Free at last? Fridays future depends on Plaza

Charlottesville's beloved and beleaguered summertime tradition, Fridays After 5, faces another obstacle this season: construction of a federally funded transit center scheduled to begin in August.

Last year, bad weather plagued the financially challenged outdoor concert series, already reeling from the loss of corporate sponsors and an unpopular decision to charge admission for the first time in its 16-year history.

Now comes Presidents' Plaza, an ambitious project to revitalize the east end of the Downtown Mall with a 10,000-square-foot transit center, visitors center, and a revamped amphitheater.

Plans for the project– designed by Philadelphia-based Wallace, Roberts & Todd– were unveiled a year ago, along with a plan by the same architectural firm to eventually upgrade the entire Mall with new trees, trash cans, and lights.

"We're hoping to coordinate mass grading and utilities work in late August-early September," says Bill Letteri, city chief of facilities.
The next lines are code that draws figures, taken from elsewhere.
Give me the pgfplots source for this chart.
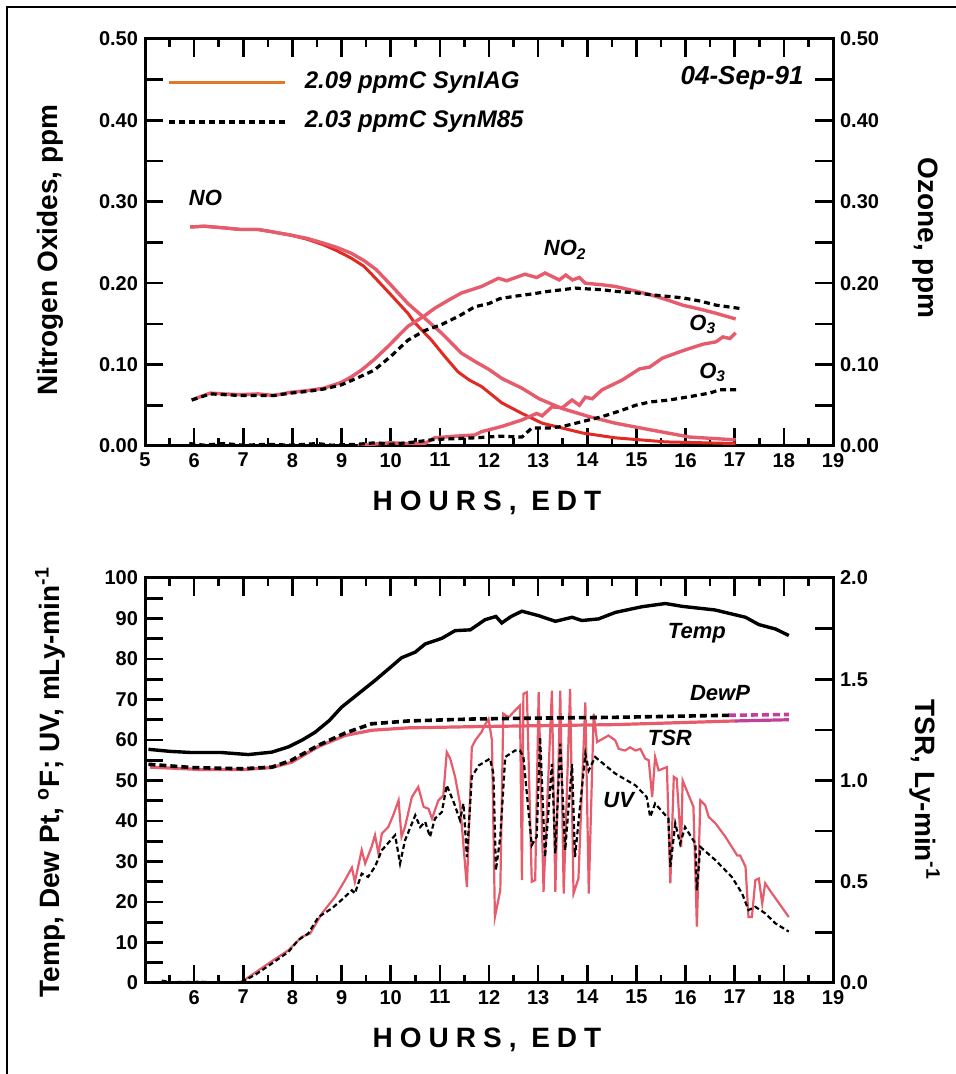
\documentclass[border=0pt]{standalone}
\usepackage{fontspec}
\setmainfont{Liberation Sans}
\usepackage{pgfplots}
\pgfplotsset{compat=1.18}

\definecolor{pinkc}{HTML}{E65C6C}
\definecolor{redc}{HTML}{E02A22}
\definecolor{orangec}{HTML}{E07828}
\definecolor{magc}{HTML}{C0409E}

\tikzset{blkdash/.style={black, line width=1.6pt, dash pattern=on 3pt off 2pt}}
\pgfplotsset{
  panel/.style={scale only axis, width=344pt, xmin=5, xmax=19,
    axis line style={line width=1.5pt},
    tick style={black, line width=1.3pt},
    major tick length=9pt, minor tick length=4pt,
    xtick={5,...,19}, minor xtick={5.5,6.5,...,18.5},
    ticklabel style={font=\fontsize{10}{12}\selectfont\bfseries},
    /pgf/number format/assume math mode=true,
    tick align=inside},
}
\newcommand{\lab}{\fontsize{14}{16}\selectfont\bfseries}
\newcommand{\crv}{\fontsize{11}{13}\selectfont\bfseries\itshape}

\begin{document}
\begin{tikzpicture}
\useasboundingbox (0,0) rectangle (478pt,537pt);
\draw[line width=0.75pt] (3.5pt,0) -- (3.5pt,533.5pt) -- (478pt,533.5pt);

% ---------- top panel: nitrogen oxides and ozone
\begin{axis}[panel, at={(72.5pt,314pt)}, anchor=south west, height=203.5pt,
  ymin=0, ymax=0.5, ytick pos=left,
  ytick={0,0.05,0.1,0.15,0.2,0.25,0.3,0.35,0.4,0.45,0.5},
  yticklabels={0.00,,0.10,,0.20,,0.30,,0.40,,0.50}]
% NO, darker red
\addplot[redc, line width=1.5pt] coordinates {(5.92,0.269) (6.2,0.270) (6.6,0.268) (6.94,0.266) (7.3,0.266) (7.6,0.263) (7.97,0.259) (8.3,0.254) (8.64,0.247) (8.9,0.240) (9.19,0.231) (9.45,0.221) (9.66,0.208) (10.0,0.186) (10.35,0.163) (10.48,0.152) (10.83,0.130) (11.1,0.110) (11.37,0.091) (11.6,0.081) (11.85,0.073) (12.26,0.053) (12.67,0.040) (13.08,0.028) (13.49,0.022) (13.9,0.016) (14.57,0.010) (15.6,0.005) (17.02,0.003)};
% NO, pink
\addplot[pinkc, line width=1.7pt] coordinates {(5.92,0.269) (6.2,0.270) (6.6,0.268) (6.94,0.266) (7.3,0.266) (7.6,0.263) (7.97,0.259) (8.3,0.255) (8.64,0.249) (8.9,0.244) (9.19,0.237) (9.45,0.228) (9.7,0.217) (10.0,0.198) (10.35,0.175) (10.69,0.157) (11.03,0.139) (11.44,0.114) (11.71,0.104) (12.0,0.094) (12.26,0.083) (12.67,0.071) (13.02,0.058) (13.49,0.046) (14.04,0.036) (14.57,0.028) (15.27,0.020) (16.08,0.011) (17.02,0.0075)};
% NO2, pink
\addplot[pinkc, line width=1.7pt] coordinates {(5.95,0.0565) (6.1,0.060) (6.33,0.065) (6.6,0.064) (6.94,0.063) (7.3,0.064) (7.62,0.062) (7.97,0.066) (8.3,0.068) (8.64,0.071) (8.99,0.078) (9.2,0.085) (9.4,0.093) (9.66,0.106) (9.94,0.122) (10.35,0.147) (10.69,0.160) (10.89,0.169) (11.2,0.180) (11.44,0.188) (11.85,0.196) (12.19,0.206) (12.36,0.203) (12.73,0.211) (12.97,0.207) (13.14,0.2125) (13.43,0.204) (13.56,0.210) (13.7,0.204) (13.84,0.207) (13.96,0.200) (14.3,0.198) (14.57,0.196) (15.0,0.190) (15.27,0.186) (15.6,0.180) (15.94,0.173) (16.3,0.168) (16.62,0.163) (17.02,0.156)};
% O3, pink
\addplot[pinkc, line width=1.7pt] coordinates {(9.33,0.000) (9.6,0.002) (10.0,0.004) (10.3,0.003) (10.69,0.003) (10.89,0.010) (11.3,0.012) (11.71,0.0135) (11.85,0.0176) (12.26,0.024) (12.67,0.032) (12.97,0.040) (13.08,0.037) (13.28,0.048) (13.49,0.047) (13.69,0.0565) (13.84,0.050) (13.96,0.060) (14.1,0.058) (14.3,0.069) (14.71,0.081) (15.06,0.0946) (15.27,0.097) (15.53,0.108) (15.94,0.117) (16.35,0.125) (16.62,0.128) (16.76,0.134) (16.9,0.132) (17.02,0.139)};
% NO2, dashed
\addplot[blkdash] coordinates {(5.95,0.0565) (6.33,0.064) (6.94,0.062) (7.62,0.062) (7.97,0.065) (8.3,0.067) (8.64,0.070) (8.99,0.075) (9.3,0.083) (9.66,0.093) (10.0,0.110) (10.35,0.130) (10.7,0.142) (11.03,0.149) (11.4,0.160) (11.71,0.171) (12.0,0.175) (12.22,0.181) (12.53,0.184) (12.9,0.187) (13.21,0.190) (13.5,0.192) (13.75,0.194) (14.0,0.193) (14.3,0.192) (14.57,0.190) (15.0,0.188) (15.27,0.186) (15.6,0.184) (15.94,0.182) (16.3,0.178) (16.62,0.173) (17.1,0.169)};
% O3, dashed
\addplot[blkdash] coordinates {(5.9,0.003) (6.2,0.001) (6.6,0.003) (7.0,0.001) (7.5,0.002) (8.0,0.001) (8.5,0.003) (8.8,0.001) (9.3,0.002) (9.7,0.004) (10.0,0.002) (10.5,0.005) (10.89,0.008) (11.3,0.009) (11.71,0.010) (12.22,0.012) (12.67,0.011) (12.87,0.022) (13.21,0.022) (13.5,0.024) (13.9,0.030) (14.3,0.036) (14.71,0.044) (14.98,0.050) (15.27,0.054) (15.67,0.0565) (16.08,0.0606) (16.49,0.065) (16.7,0.069) (17.1,0.069)};
\node[font=\crv] at (axis cs:6.23,0.305) {NO};
\node[font=\crv] at (axis cs:13.55,0.241) {NO\textsubscript{2}};
\node[font=\crv] at (axis cs:16.35,0.149) {O\textsubscript{3}};
\node[font=\crv] at (axis cs:16.55,0.090) {O\textsubscript{3}};
\node[font=\fontsize{13}{15}\selectfont\bfseries\itshape] at (axis cs:17.15,0.452) {04-Sep-91};
\draw[orangec, line width=1.5pt] (rel axis cs:0.035,0.894) -- (rel axis cs:0.203,0.894);
\draw[blkdash] (rel axis cs:0.035,0.796) -- (rel axis cs:0.203,0.796);
\node[font=\fontsize{12}{14}\selectfont\bfseries\itshape, anchor=west] at (rel axis cs:0.222,0.894) {2.09 ppmC SynIAG};
\node[font=\fontsize{12}{14}\selectfont\bfseries\itshape, anchor=west] at (rel axis cs:0.222,0.796) {2.03 ppmC SynM85};
\end{axis}
\begin{axis}[panel, at={(72.5pt,314pt)}, anchor=south west, height=203.5pt,
  axis x line=none, axis y line*=right, ymin=0, ymax=0.5,
  ytick={0,0.05,0.1,0.15,0.2,0.25,0.3,0.35,0.4,0.45,0.5},
  yticklabels={0.00,,0.10,,0.20,,0.30,,0.40,,0.50}, tick align=inside]
\end{axis}

% ---------- bottom panel: TSR on the right scale
\begin{axis}[panel, at={(72.5pt,45.5pt)}, anchor=south west, height=202.5pt,
  axis x line=none, axis y line*=right, ymin=0, ymax=2,
  ytick={0,0.25,0.5,0.75,1,1.25,1.5,1.75,2},
  yticklabels={0.0,,0.5,,1.0,,1.5,,2.0}, tick align=inside]
\addplot[pinkc, line width=1.1pt] coordinates {(6.56,0.000) (6.97,0.006) (7.51,0.096) (7.92,0.162) (8.19,0.228) (8.36,0.244) (8.6,0.344) (8.87,0.426) (9.07,0.508) (9.21,0.570) (9.27,0.500) (9.41,0.656) (9.48,0.590) (9.61,0.672) (9.68,0.730) (9.75,0.640) (9.82,0.738) (9.95,0.770) (10.05,0.828) (10.16,0.902) (10.22,0.722) (10.29,0.770) (10.43,0.918) (10.56,0.968) (10.67,0.870) (10.77,0.860) (10.84,0.812) (10.97,0.902) (11.07,0.926) (11.14,1.140) (11.21,1.108) (11.31,1.018) (11.41,0.886) (11.55,0.474) (11.65,1.164) (11.72,1.198) (11.85,1.240) (11.92,1.276) (11.99,1.304) (12.06,1.198) (12.12,0.326) (12.23,0.458) (12.29,1.330) (12.4,1.312) (12.53,1.346) (12.63,1.370) (12.67,0.508) (12.7,1.428) (12.77,1.436) (12.87,0.500) (12.94,0.508) (13.01,1.436) (13.11,0.450) (13.28,1.444) (13.35,0.450) (13.45,1.444) (13.52,0.442) (13.65,1.452) (13.72,0.442) (13.82,0.516) (13.96,1.386) (14.03,0.442) (14.13,1.330) (14.2,1.190) (14.43,1.222) (14.57,1.198) (14.64,1.156) (14.77,1.148) (14.87,1.164) (14.98,1.148) (15.08,1.156) (15.18,1.108) (15.25,1.100) (15.32,0.918) (15.38,1.116) (15.45,1.050) (15.62,1.066) (15.69,0.492) (15.76,1.018) (15.82,1.008) (15.91,0.672) (15.94,1.000) (16.16,0.870) (16.23,0.278) (16.3,0.902) (16.4,0.878) (16.47,0.820) (16.61,0.788) (16.81,0.722) (17.05,0.630) (17.11,0.630) (17.22,0.574) (17.28,0.326) (17.35,0.326) (17.42,0.508) (17.49,0.516) (17.56,0.392) (17.62,0.492) (17.76,0.442) (18.1,0.326)};
\end{axis}

% ---------- bottom panel: temperature, dew point, UV
\begin{axis}[panel, at={(72.5pt,45.5pt)}, anchor=south west, height=202.5pt,
  ymin=0, ymax=100, ytick pos=left,
  ytick={0,5,...,100},
  yticklabels={0,,10,,20,,30,,40,,50,,60,,70,,80,,90,,100},
  xticklabels={,6,7,8,9,10,11,12,13,14,15,16,17,18,19}]
\addplot[pinkc, line width=1.6pt] coordinates {(5.1,53.3) (6.15,52.7) (7.0,52.7) (7.58,53.2) (7.98,54.5) (8.53,58.4) (9.07,61.1) (9.61,62.4) (10.36,63.0) (11.72,63.3) (14.57,63.8) (17.01,64.7)};
\addplot[magc, line width=1.6pt] coordinates {(17.01,64.7) (18.1,65.0)};
\addplot[black, line width=1.8pt, dash pattern=on 3.5pt off 2pt] coordinates {(5.07,54.0) (5.95,53.2) (6.97,52.9) (7.58,53.3) (7.98,55.0) (8.53,58.7) (9.07,61.7) (9.61,64.0) (10.36,64.7) (11.72,65.2) (13.0,65.4) (14.57,65.6) (16.88,66.1)};
\addplot[magc, line width=1.8pt, dash pattern=on 3.5pt off 2pt] coordinates {(16.88,66.1) (18.1,66.3)};
\addplot[black, line width=1.1pt, dash pattern=on 2.5pt off 1.5pt] coordinates {(5.34,0.6) (5.5,0.2) (6.15,0.3) (6.56,0.0) (6.97,0.3) (7.24,2.0) (7.64,5.3) (7.92,7.7) (8.12,10.6) (8.32,12.2) (8.53,16.3) (8.8,18.4) (9.0,20.5) (9.21,22.9) (9.27,22.1) (9.41,27.0) (9.54,26.2) (9.68,28.7) (9.82,32.8) (10.09,36.5) (10.19,29.5) (10.29,35.2) (10.5,41.4) (10.6,38.5) (10.7,39.8) (10.8,36.1) (10.9,40.6) (11.04,42.2) (11.14,48.8) (11.28,44.7) (11.41,40.2) (11.48,44.3) (11.55,31.1) (11.65,50.9) (11.79,53.7) (12.02,55.4) (12.09,51.7) (12.14,27.8) (12.23,36.1) (12.33,55.8) (12.53,57.4) (12.63,57.4) (12.7,55.8) (12.87,34.0) (12.97,36.1) (13.04,60.7) (13.14,31.1) (13.28,54.1) (13.35,32.0) (13.45,59.1) (13.55,32.8) (13.69,54.1) (13.75,31.1) (13.96,56.6) (14.03,52.5) (14.16,55.8) (14.57,51.7) (14.98,48.8) (15.21,45.9) (15.28,41.0) (15.38,44.3) (15.65,40.6) (15.69,28.7) (15.79,39.4) (15.89,34.4) (15.99,38.5) (16.2,34.4) (16.23,22.9) (16.3,33.6) (16.61,30.3) (16.94,26.2) (17.15,22.1) (17.28,18.0) (17.42,18.8) (17.62,17.2) (17.83,14.7) (18.1,12.7)};
\addplot[black, line width=1.7pt] coordinates {(5.07,57.7) (5.5,57.2) (5.95,56.9) (6.56,56.9) (7.1,56.4) (7.58,57.0) (7.92,58.3) (8.2,60.0) (8.46,61.9) (8.75,64.8) (9.0,68.1) (9.35,71.5) (9.68,74.7) (10.0,78.0) (10.22,80.3) (10.5,81.7) (10.7,83.7) (11.04,85.1) (11.31,87.0) (11.62,87.2) (11.92,89.7) (12.14,90.5) (12.26,88.9) (12.45,90.5) (12.67,91.8) (13.01,90.7) (13.35,89.3) (13.69,90.3) (13.89,89.5) (14.23,89.9) (14.57,91.5) (15.11,92.9) (15.59,93.7) (15.93,93.0) (16.6,92.1) (17.22,90.3) (17.49,88.5) (17.83,87.4) (18.1,85.8)};
\node[font=\crv] at (axis cs:16.23,86.3) {Temp};
\node[font=\crv] at (axis cs:16.7,71.7) {DewP};
\node[font=\crv] at (axis cs:15.68,60.6) {TSR};
\node[font=\crv] at (axis cs:14.64,45.1) {UV};
\end{axis}

% ---------- axis titles
\node[font=\lab, rotate=90] at (25pt,412pt) {Nitrogen Oxides, ppm};
\node[font=\lab, rotate=-90] at (462.5pt,418pt) {Ozone, ppm};
\node[font=\lab\addfontfeature{LetterSpace=25}] at (243.5pt,285.5pt) {HOURS, EDT};
\node[font=\lab, rotate=90] at (25pt,146pt) {Temp, Dew Pt, \textsuperscript{o}F; UV, mLy-min\textsuperscript{-1}};
\node[font=\lab, rotate=-90] at (462.5pt,142pt) {TSR, Ly-min\textsuperscript{-1}};
\node[font=\lab\addfontfeature{LetterSpace=25}] at (243.5pt,17pt) {HOURS, EDT};
\end{tikzpicture}
\end{document}
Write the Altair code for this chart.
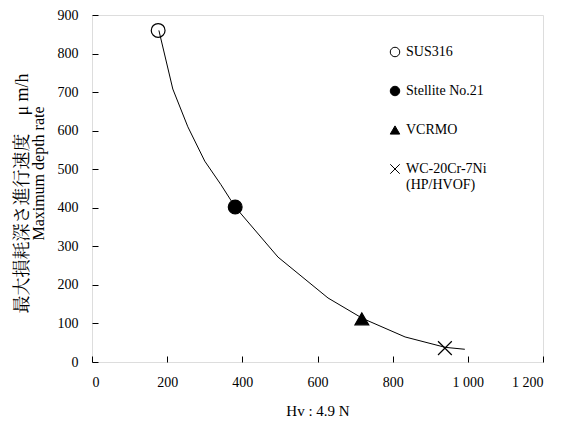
import altair as alt
import pandas as pd

# Material markers
materials = ["SUS316", "Stellite No.21", "VCRMO", "WC-20Cr-7Ni"]
mat_hv = [176, 381, 718, 939]
mat_rate = [860, 402, 112, 36]

# Trend curve
curve_hv = [178, 215, 255, 300, 343, 381, 495, 628, 720, 833, 940, 992]
curve_rate = [860, 708, 610, 521, 460, 402, 272, 166, 113, 65, 38, 33]

x_ticks = [0, 200, 400, 600, 800, 1000, 1200]
y_ticks = [0, 100, 200, 300, 400, 500, 600, 700, 800, 900]

shapes = ["circle", "circle", "triangle-up", "M-1,-1L1,1M-1,1L1,-1"]
fills = ["transparent", "black", "black", "transparent"]
strokes = ["black", "black", "black", "black"]

x_title = "Hv : 4.9 N"
y_title_jp = "最大損耗深さ進行速度　μ m/h"
y_title_en = "Maximum depth rate"

mat_df = pd.DataFrame({"material": materials, "hv": mat_hv, "rate": mat_rate})
curve_df = pd.DataFrame({"hv": curve_hv, "rate": curve_rate})

SERIF = "'Liberation Serif', 'Noto Serif CJK JP', 'Noto Sans CJK JP', serif"

xscale = alt.Scale(domain=[0, 1200], nice=False, zero=False)
yscale = alt.Scale(domain=[0, 900], nice=False, zero=False)

main_x = alt.Axis(
    orient="bottom", values=x_ticks, ticks=False, tickSize=0, domain=False, grid=False,
    labelFontSize=14, labelFont=SERIF, labelColor="black", labelPadding=13,
    labelExpr="datum.value >= 1000 ? floor(datum.value/1000) + ' ' + format(datum.value % 1000, '03d') : datum.label",
    title=x_title, titleFont=SERIF, titleFontSize=15, titleFontWeight="normal",
    titleColor="black", titlePadding=14,
)
main_y = alt.Axis(
    orient="left", values=y_ticks, ticks=False, tickSize=0, domain=False, grid=False,
    labelFontSize=14, labelFont=SERIF, labelColor="black", labelPadding=14,
    title=y_title_jp, titleFont=SERIF, titleFontSize=18, titleFontWeight="normal",
    titleColor="black", titleX=-70, titleY=178, titleAngle=270,
    titleAlign="center", titleBaseline="middle",
)
tick_x = alt.Axis(
    orient="bottom", values=x_ticks, ticks=True, tickSize=6, tickColor="black",
    offset=-6, labels=False, domain=False, grid=False, title=None,
)
tick_y = alt.Axis(
    orient="left", values=y_ticks, ticks=True, tickSize=6, tickColor="black",
    offset=-6, labels=False, domain=False, grid=False,
    title=y_title_en, titleFont=SERIF, titleFontSize=16, titleFontWeight="normal",
    titleColor="black", titleX=-60, titleY=158, titleAngle=270,
    titleAlign="center", titleBaseline="middle",
)

leg = alt.Legend(
    title=None, orient="none", legendX=296, legendY=30, padding=0,
    labelFont=SERIF, labelFontSize=14, labelColor="black", labelOffset=4,
    rowPadding=25, symbolSize=90, symbolStrokeColor="black", symbolStrokeWidth=1,
    labelExpr="datum.label == 'WC-20Cr-7Ni' ? ['WC-20Cr-7Ni', '(HP/HVOF)'] : datum.label",
)

line = alt.Chart(curve_df).mark_line(color="black", strokeWidth=1).encode(
    x=alt.X("hv:Q", scale=xscale, axis=main_x),
    y=alt.Y("rate:Q", scale=yscale, axis=main_y),
)

pts = alt.Chart(mat_df).mark_point(opacity=1, size=190, strokeWidth=1.2).encode(
    x=alt.X("hv:Q", scale=xscale, axis=tick_x),
    y=alt.Y("rate:Q", scale=yscale, axis=tick_y),
    shape=alt.Shape("material:N", scale=alt.Scale(domain=materials, range=shapes), legend=leg),
    fill=alt.Fill("material:N", scale=alt.Scale(domain=materials, range=fills), legend=leg),
    stroke=alt.Stroke("material:N", scale=alt.Scale(domain=materials, range=strokes), legend=leg),
)

chart = alt.layer(line, pts).resolve_axis(x="independent", y="independent").properties(
    width=451, height=347,
    padding={"left": 5, "top": 0, "right": 0, "bottom": 5},
    background="white",
).configure_view(stroke="#222", strokeWidth=1.3).configure(font=SERIF)

chart.save("out.html", embed_options={"renderer": "svg", "actions": False})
A retail component of the project has been dropped, he says.

The $6.5 million project, which will close Seventh Street, does not include amphitheater upgrades such as terracing or concrete risers. That's going to be funded by a public/private partnership, and Dave Matthews Band manager/local real estate magnate Coran Capshaw is widely believed to be the private partner.

Trish Goodloe, president of the Charlottesville Downtown Foundation, which organizes Fridays After 5, is in negotiation with the city, and was hesitant to comment until a contract is signed.

She does say, "We're planning on running a normal season, maybe with an alternate location."

"I can't imagine we're not going to reach an agreement," says deputy city attorney Lisa Kelley. "There will be Fridays After 5 at least through August, and CDF has agreed to work with us to identify an alternate site."

Whether Fridays will charge admission this year is up to the Downtown Foundation, says Kelley, but she thinks it unlikely they will. Last year, because Fridays was no longer a freebie, the organization had to pay the city $3,000 per event, according to Kelley.

"We're looking for a spot to keep it safe and in the downtown area," says Kelley. "The last few concerts could very well be in a parking lot."

The 10,000-square-foot transit center will house a visitors center and a dry place to wait for the bus.


The new and improved east end of the Downtown Mall will be transformed into Presidents' Plaza, thanks to $6.5 million in federal funding.